# The Fixed-point theorem predicts the existence of quines.

From Odifreddi's "Classical Recursion Theory", Vol 1., page 165.

The Fixed-Point Theorem can be used directly to find programs exhibiting self-referential features. E.g., by considering $$f$$ recursive such that $$\varphi_{f(e)}(x) = e$$ we get an index $$e$$ such that $$\varphi_e(x) = e$$ which can be interpreted as the code of a program printing itself.

Here is the statement of the theorem:

Fixed-point theorem

Given a recursive function $$f$$ there is an $$e$$ such that $$\varphi_e \simeq \varphi_{f(e)}$$, i.e. $$e$$ and $$f(e)$$ compute the same function.

To me it seems that the outlined procedure here is:

1. pick a recursive $$f$$ such that $$\varphi_{f(e)}(x) = e$$
2. take the $$e'$$ of the recursion theorem such that $$\varphi_{e'} \simeq \varphi_{f(e')}$$
3. we get $$\varphi_{e'}(x) = e'$$, i.e. a quine

Why such an $$f$$ exist? Note that $$f$$ must be recursive.

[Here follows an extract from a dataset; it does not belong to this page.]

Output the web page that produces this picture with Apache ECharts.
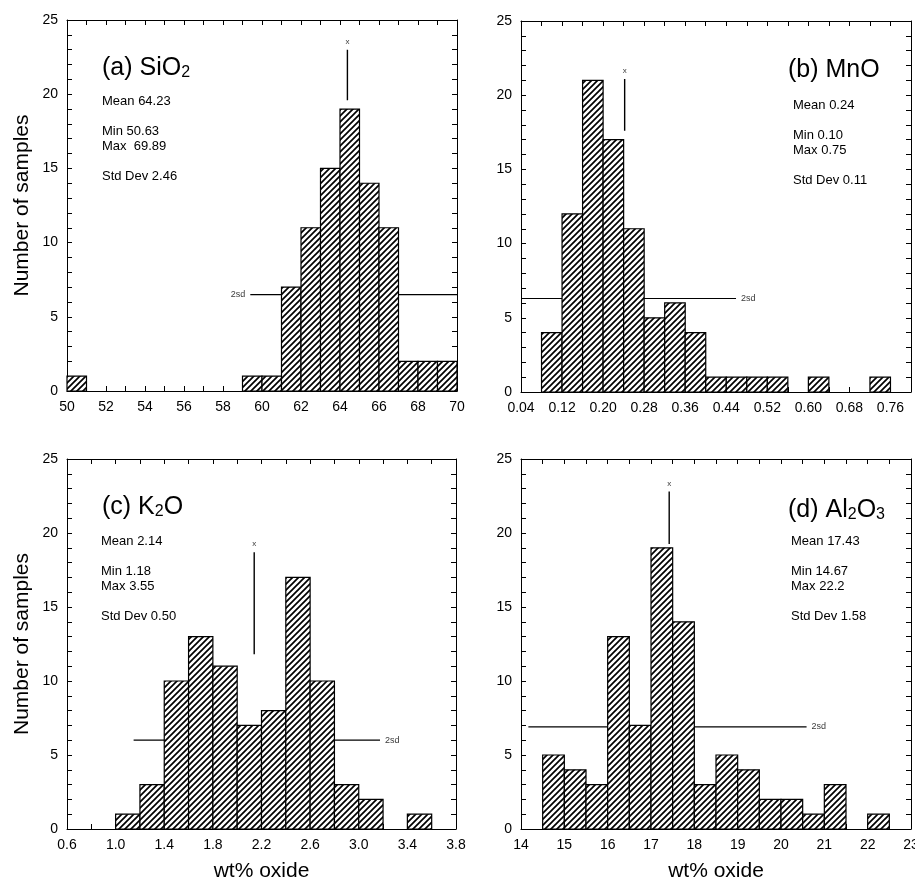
<!DOCTYPE html>
<html>
<head>
<meta charset="utf-8">
<title>Oxide histograms</title>
<script src="https://cdn.jsdelivr.net/npm/echarts@6/dist/echarts.min.js"></script>
<style>
html,body{margin:0;padding:0;background:#fff;}
#chart{width:915px;height:879px;}
</style>
</head>
<body>
<div id="chart"></div>
<script>

// ---------------------------------
// data
// ---------------------------------

// (a) SiO2, bins of 1 wt%
var sio2Bins = [50, 59, 60, 61, 62, 63, 64, 65, 66, 67, 68, 69];
var sio2Counts = [1, 1, 1, 7, 11, 15, 19, 14, 11, 2, 2, 2];
var sio2Width = 1;
var sio2Mean = [64.38, 19.6, 23.0];     // x, line bottom, line top
var sio2Sd = [59.4, 70, 6.5];           // from, to, level

// (b) MnO, bins of 0.04 wt%
var mnoBins = [0.08, 0.12, 0.16, 0.20, 0.24, 0.28, 0.32, 0.36, 0.40, 0.44, 0.48, 0.52, 0.60, 0.72];
var mnoCounts = [4, 12, 21, 17, 11, 5, 6, 4, 1, 1, 1, 1, 1, 1];
var mnoWidth = 0.04;
var mnoMean = [0.242, 17.6, 21.1];
var mnoSd = [0.04, 0.459, 6.3];

// (c) K2O, bins of 0.2 wt%
var k2oBins = [1.0, 1.2, 1.4, 1.6, 1.8, 2.0, 2.2, 2.4, 2.6, 2.8, 3.0, 3.4];
var k2oCounts = [1, 3, 10, 13, 11, 7, 8, 17, 10, 3, 2, 1];
var k2oWidth = 0.2;
var k2oMean = [2.14, 11.8, 18.7];
var k2oSd = [1.148, 3.175, 6.0];

// (d) Al2O3, bins of 0.5 wt%
var al2o3Bins = [14.5, 15, 15.5, 16, 16.5, 17, 17.5, 18, 18.5, 19, 19.5, 20, 20.5, 21, 22];
var al2o3Counts = [5, 4, 3, 13, 7, 19, 14, 3, 5, 4, 2, 2, 1, 3, 1];
var al2o3Width = 0.5;
var al2o3Mean = [17.42, 19.26, 22.8];
var al2o3Sd = [14.17, 20.59, 6.9];

var sio2Stats = "Mean 64.23\n\nMin 50.63\nMax  69.89\n\nStd Dev 2.46";
var mnoStats = "Mean 0.24\n\nMin 0.10\nMax 0.75\n\nStd Dev 0.11";
var k2oStats = "Mean 2.14\n\nMin 1.18\nMax 3.55\n\nStd Dev 0.50";
var al2o3Stats = "Mean 17.43\n\nMin 14.67\nMax 22.2\n\nStd Dev 1.58";

var yName = "Number of samples";
var xName = "wt% oxide";

var FONT = '"Liberation Sans", Arial, Helvetica, sans-serif';



// hatch fill, "/" lines
function makeHatch(){

var s = 6;
var c = document.createElement("canvas");
c.width = s;
c.height = s;
var ctx = c.getContext("2d");
ctx.fillStyle = "#fff";
ctx.fillRect(0, 0, s, s);
ctx.strokeStyle = "#000";
ctx.lineWidth = 1.7;
ctx.beginPath();
ctx.moveTo(-1, s + 1);
ctx.lineTo(s + 1, -1);
ctx.moveTo(-2, 2);
ctx.lineTo(2, -2);
ctx.moveTo(s - 2, s + 2);
ctx.lineTo(s + 2, s - 2);
ctx.stroke();

return c;

}

var hatch = makeHatch();



// one panel
var panels = [

{
rect: {left: 67, top: 20, width: 390, height: 371},
bins: sio2Bins, counts: sio2Counts, width: sio2Width,
mean: sio2Mean, sd: sio2Sd, sdSide: "left",
min: 50, max: 70, step: 1,
label: function(v){
var r = Math.round(v);
return r % 2 === 0 ? String(r) : "";
},
yName: true, xName: false
},

{
rect: {left: 521, top: 21, width: 390, height: 371},
bins: mnoBins, counts: mnoCounts, width: mnoWidth,
mean: mnoMean, sd: mnoSd, sdSide: "right",
min: 0.04, max: 0.80, step: 0.04,
label: function(v){
var k = Math.round((v - 0.04) / 0.04);
return (k % 2 === 0 && k < 19) ? v.toFixed(2) : "";
},
yName: false, xName: false
},

{
rect: {left: 67, top: 459, width: 389, height: 370},
bins: k2oBins, counts: k2oCounts, width: k2oWidth,
mean: k2oMean, sd: k2oSd, sdSide: "right",
min: 0.6, max: 3.8, step: 0.2,
label: function(v){
var k = Math.round((v - 0.6) / 0.2);
return k % 2 === 0 ? v.toFixed(1) : "";
},
yName: true, xName: true
},

{
rect: {left: 521, top: 459, width: 390, height: 370},
bins: al2o3Bins, counts: al2o3Counts, width: al2o3Width,
mean: al2o3Mean, sd: al2o3Sd, sdSide: "right",
min: 14, max: 23, step: 0.5,
label: function(v){
return Math.abs(v - Math.round(v)) < 1e-6 ? String(Math.round(v)) : "";
},
yName: false, xName: true
}

];



var grids = [];
var xAxes = [];
var yAxes = [];
var series = [];

var tick = {inside: true, length: 5, lineStyle: {color: "#000", width: 1}};
var line = {show: true, onZero: false, lineStyle: {color: "#000", width: 1}};


panels.forEach(function(p, i){

grids.push({
left: p.rect.left,
top: p.rect.top,
width: p.rect.width,
height: p.rect.height,
containLabel: false,
outerBoundsMode: "none"
});


// bottom + top x axes
xAxes.push({
type: "value",
gridIndex: i,
position: "bottom",
min: p.min,
max: p.max,
interval: p.step,
axisLine: line,
axisTick: tick,
splitLine: {show: false},
axisLabel: {
color: "#000",
fontSize: 14,
fontFamily: FONT,
margin: 9,
formatter: p.label
},
name: p.xName ? xName : "",
nameLocation: "middle",
nameGap: 32,
nameTextStyle: {color: "#000", fontSize: 21, fontFamily: FONT}
});

xAxes.push({
type: "value",
gridIndex: i,
position: "top",
min: p.min,
max: p.max,
interval: p.step,
axisLine: line,
axisTick: tick,
splitLine: {show: false},
axisLabel: {show: false}
});


// left + right y axes
yAxes.push({
type: "value",
gridIndex: i,
position: "left",
min: 0,
max: 25,
interval: 1,
axisLine: line,
axisTick: tick,
splitLine: {show: false},
axisLabel: {
color: "#000",
fontSize: 14,
fontFamily: FONT,
margin: 9,
formatter: function(v){
return v % 5 === 0 ? String(v) : "";
}
},
name: p.yName ? yName : "",
nameLocation: "middle",
nameGap: 34,
nameTextStyle: {color: "#000", fontSize: 21, fontFamily: FONT}
});

yAxes.push({
type: "value",
gridIndex: i,
position: "right",
min: 0,
max: 25,
interval: 1,
axisLine: line,
axisTick: tick,
splitLine: {show: false},
axisLabel: {show: false}
});


var xi = i * 2;
var yi = i * 2;


// 2sd line, behind the bars
series.push({
type: "line",
xAxisIndex: xi,
yAxisIndex: yi,
z: 1,
symbol: "none",
silent: true,
lineStyle: {color: "#000", width: 1.2},
data: [[p.sd[0], p.sd[2]], [p.sd[1], p.sd[2]]]
});

series.push({
type: "scatter",
xAxisIndex: xi,
yAxisIndex: yi,
z: 1,
symbolSize: 0,
silent: true,
label: {
show: true,
position: p.sdSide,
distance: 5,
formatter: "2sd",
color: "#000",
fontSize: 9,
fontFamily: FONT
},
data: [p.sdSide === "left" ? [p.sd[0], p.sd[2]] : [p.sd[1], p.sd[2]]]
});


// histogram bars
series.push({
type: "custom",
xAxisIndex: xi,
yAxisIndex: yi,
z: 3,
silent: true,
renderItem: function(params, api){
var a = api.coord([api.value(0), 0]);
var b = api.coord([api.value(1), api.value(2)]);
return {
type: "rect",
shape: {x: a[0], y: b[1], width: b[0] - a[0], height: a[1] - b[1]},
style: {fill: {image: hatch, repeat: "repeat"}, stroke: "#000", lineWidth: 1.2}
};
},
encode: {x: [0, 1], y: 2},
data: p.bins.map(function(b, k){
return [b, b + p.width, p.counts[k]];
})
});


// mean marker
series.push({
type: "line",
xAxisIndex: xi,
yAxisIndex: yi,
z: 4,
symbol: "none",
silent: true,
lineStyle: {color: "#000", width: 1.4},
data: [[p.mean[0], p.mean[1]], [p.mean[0], p.mean[2]]]
});

series.push({
type: "scatter",
xAxisIndex: xi,
yAxisIndex: yi,
z: 4,
symbolSize: 0,
silent: true,
label: {
show: true,
position: "top",
distance: 4,
formatter: "x",
color: "#000",
fontSize: 8,
fontFamily: FONT
},
data: [[p.mean[0], p.mean[2]]]
});

});



// panel titles and statistics
function titleItem(left, top, main, sub){

var parts = [];
main.forEach(function(m, k){
parts.push("{t|" + m + "}");
if(sub[k])parts.push("{s|" + sub[k] + "}");
});

return {
left: left,
top: top,
padding: 0,
text: parts.join(""),
textStyle: {
fontWeight: "normal",
rich: {
t: {fontSize: 25, fontWeight: "normal", fontFamily: FONT, color: "#000", lineHeight: 28, verticalAlign: "bottom"},
s: {fontSize: 16, fontWeight: "normal", fontFamily: FONT, color: "#000", lineHeight: 28, verticalAlign: "bottom"}
}
}
};

}

function statsItem(left, top, text){

return {
left: left,
top: top,
padding: 0,
text: text,
textStyle: {fontSize: 13, fontWeight: "normal", fontFamily: FONT, color: "#000", lineHeight: 15}
};

}


var titles = [
titleItem(102, 53, ["(a) SiO"], ["2"]),
titleItem(788, 55, ["(b) MnO"], [""]),
titleItem(102, 492, ["(c) K", "O"], ["2", ""]),
titleItem(788, 495, ["(d) Al", "O"], ["2", "3"]),
statsItem(102, 94, sio2Stats),
statsItem(793, 98, mnoStats),
statsItem(101, 534, k2oStats),
statsItem(791, 534, al2o3Stats)
];



const chart = echarts.init(document.getElementById("chart"));

chart.setOption({
animation: false,
backgroundColor: "#fff",
title: titles,
grid: grids,
xAxis: xAxes,
yAxis: yAxes,
series: series
});

window.addEventListener("resize", ()=>chart.resize());

</script>
</body>
</html>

Related but with other nuances

Does the recursion theorem give quines?

On the existence of an injective recursive function such that all its values are also its indexes.

Let $$\psi$$ be a recursive function (no need for partial recursive, because is just the projection function) such that: $$\psi(x,y) = x$$.

By the parameter theorem (S-m-n theorem), there exist a recursive function $$f$$ such that:

$$\phi_ {f(x)}(y) = \psi(x,y) = x.$$

As $$f$$ is recursive, by the fix-point theorem, it has a fix-point $$e$$, i.e. $$\phi_{f(e)} = \phi_e$$.

Then:

$$\phi_e(y) = \psi(e,y) = e.$$

I think he is assuming this reasoning for the existence of $$f$$. Note that it don't matter witch constant you choose for $$x$$ before using the fix-point theorem (i.e. making $$x=e$$ we get $$\phi_{f(e)}(x) = e$$, the before-using-fix-point-theorem part on the Odifreddi text).